Black Bean and Tomato Salad
Adapted from Barefoot Contessa
1 pint cherry tomatoes, halved
1 yellow bell pepper, seeded and 1/2 diced
1 (15oz) can black beans, rinsed thoroughly and drained
1/2 cup small diced red onion (I omit this)
2 small jalapeño peppers, seeded and diced
1/2 teaspoon freshly grated lime zest
1/4 cup freshly squeezed lime juice (about 2 limes)
1/4 cup good extra virgin olive oil
1 teaspoon kosher salt
1/2 teaspoon freshly ground black pepper
1/2 teaspoon minced garlic
1/4 teaspoon ground cayenne pepper
1-2 ripe Haas avocado, seeded, peeled and 1/2 inch diced
Place the tomatoes, yellow pepper, black beans, red onion, jalapeño peppers and lime zest in a large bowl.
In separate medium bowl, whisk together the lime juice, olive oil, salt, black peper, garlic and cayenne pepper and pour over the vegetables. Toss well. I sometimes add chopped fresh cilantro at this point.
Just before serving, prepare avocados and fold gently into the salad. Check seasoning and serve at room temperature.
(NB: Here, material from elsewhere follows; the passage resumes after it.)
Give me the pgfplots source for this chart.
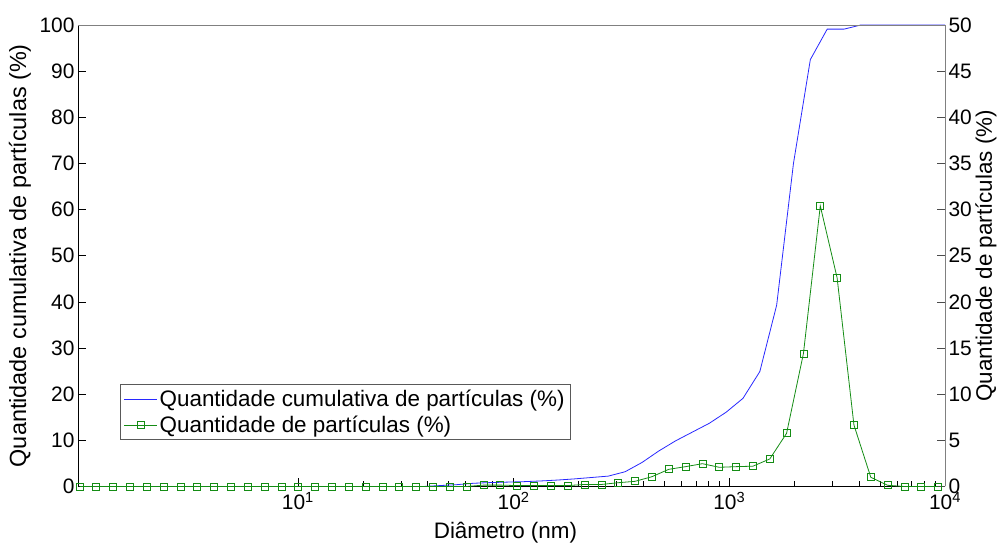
\documentclass[border=0pt]{standalone}
\usepackage{pgfplots}
\pgfplotsset{compat=1.18}
\usepackage{fontspec}
\setmainfont{Liberation Sans}
\definecolor{mblue}{RGB}{40,40,255}
\definecolor{mgreen}{RGB}{20,140,20}
\begin{document}
\begin{tikzpicture}[x=1bp,y=1bp]
\useasboundingbox (0,0) rectangle (1000,545);
\begin{axis}[
  at={(78bp,58.5bp)}, anchor=south west,
  scale only axis, width=867bp, height=461.5bp,
  xmode=log, xmin=0.956, xmax=10000,
  tick align=inside,
  major tick length=8bp, minor tick length=5bp,
  ticklabel style={font=\fontsize{21}{24}\selectfont},
  /pgf/number format/assume math mode=true,
  label style={font=\fontsize{22.5}{26}\selectfont},
  ymin=0, ymax=100,
  axis x line*=bottom, axis y line*=left,
  xtick={10,100,1000,10000},
  xticklabels={10\textsuperscript{1},10\textsuperscript{2},10\textsuperscript{3},10\textsuperscript{4}},
  minor xtick={20,30,40,50,60,70,80,90,200,300,400,500,600,700,800,900,2000,3000,4000,5000,6000,7000,8000,9000},
  ytick={0,10,...,100},
  tick style={black, line width=0.6bp},
  axis line style={black, line width=0.8bp},
  xticklabel style={yshift=-2bp},
  xlabel={Diâmetro (nm)},
  ylabel={Quantidade cumulativa de partículas (\%)},
  xlabel style={at={(axis description cs:0.493,-0.1008)}, anchor=center},
  ylabel style={at={(axis description cs:-0.0669,0.5)}, anchor=center, font=\fontsize{23.5}{26}\selectfont},
  legend style={at={(0.0484,0.2215)}, anchor=north west, draw=gray!70!black,
    fill=white, font=\fontsize{22.5}{27}\selectfont, inner sep=3.5bp,
    row sep=4bp, line width=0.8bp},
  legend cell align=left,
  legend image code/.code={\draw[mark repeat=2,mark phase=2,#1] plot coordinates {(0bp,0bp) (16.5bp,0bp) (33bp,0bp)};},
]
\addplot[mblue, line width=0.8bp] coordinates {
(38.07,0) (45.56,0.2) (54.52,0.4) (65.26,0.7) (78.11,0.85) (93.48,0.95)
(111.8,1.05) (133.9,1.2) (160.3,1.4) (191.8,1.65) (229.6,1.95) (274.8,2.25)
(328.9,3.2) (393.7,5.2) (471.2,7.7) (564.0,9.9) (675.0,11.8) (807.9,13.7)
(966.9,16.1) (1157,19.1) (1385,24.9) (1658,39.3) (1984,70) (2375,92.5)
(2843,99.1) (3403,99.1) (4072,100) (4874,100) (5834,100) (6982,100)
(8357,100) (10000,100)
};
\addlegendentry{Quantidade cumulativa de partículas (\%)}
\addlegendimage{mgreen, line width=0.8bp, mark=square, mark size=3.5bp, mark options={line width=0.8bp}}
\addlegendentry{Quantidade de partículas (\%)}
\end{axis}
\begin{axis}[
  at={(78bp,58.5bp)}, anchor=south west,
  scale only axis, width=867bp, height=461.5bp,
  xmode=log, xmin=0.956, xmax=10000,
  tick align=inside,
  major tick length=8bp,
  ticklabel style={font=\fontsize{21}{24}\selectfont},
  /pgf/number format/assume math mode=true,
  label style={font=\fontsize{22.5}{26}\selectfont},
  ymin=0, ymax=50,
  axis x line*=top, axis y line*=right,
  xtick=\empty, minor xtick={},
  ytick={0,5,...,50},
  tick style={black!70, line width=0.6bp},
  axis line style={gray, line width=0.8bp},
  yticklabel style={black},
  ylabel={Quantidade de partículas (\%)},
  ylabel style={at={(axis description cs:1.0473,0.5)}, anchor=center},
]
\addplot[mgreen, line width=0.8bp, mark=square, mark size=3.5bp, mark options={line width=0.8bp}] coordinates {
(0.9715,0) (1.163,0) (1.392,0) (1.666,0) (1.994,0) (2.386,0) (2.856,0) (3.419,0)
(4.092,0) (4.897,0) (5.861,0) (7.015,0) (8.396,0) (10.05,0) (12.03,0) (14.40,0)
(17.23,0) (20.62,0) (24.68,0) (29.54,0) (35.36,0) (42.32,0) (50.65,0) (60.62,0)
(72.56,0.15) (86.84,0.15) (103.9,0.1) (124.4,0.1) (148.9,0.1) (178.2,0.1)
(213.3,0.22) (255.3,0.22) (305.5,0.41) (365.7,0.56) (437.7,1.06) (523.9,1.86)
(627.0,2.15) (750.5,2.47) (898.2,2.08) (1075,2.15) (1287,2.2) (1540,2.98)
(1843,5.76) (2206,14.4) (2641,30.4) (3161,22.6) (3783,6.66) (4528,1.0)
(5419,0.13) (6486,0) (7763,0) (9290,0)
};
\end{axis}
\end{tikzpicture}
\end{document}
NOTE: If this salad sits awhile, it tends to put out a lot of liquid. If this happens, simply drain the salad in a colander. Also, if you anticipate leftovers with this salad, it's best to top each individual serving with the avocado. This salad will keep overnight in the fridge, but not if the avocados are already in it. It makes a great light meal on its own, but is also delicious served alongside any grilled meat~~chicken, steak, tuna, salmon, etc.
I served this healthy salad with steak tacos...Y.U.M.M.Y!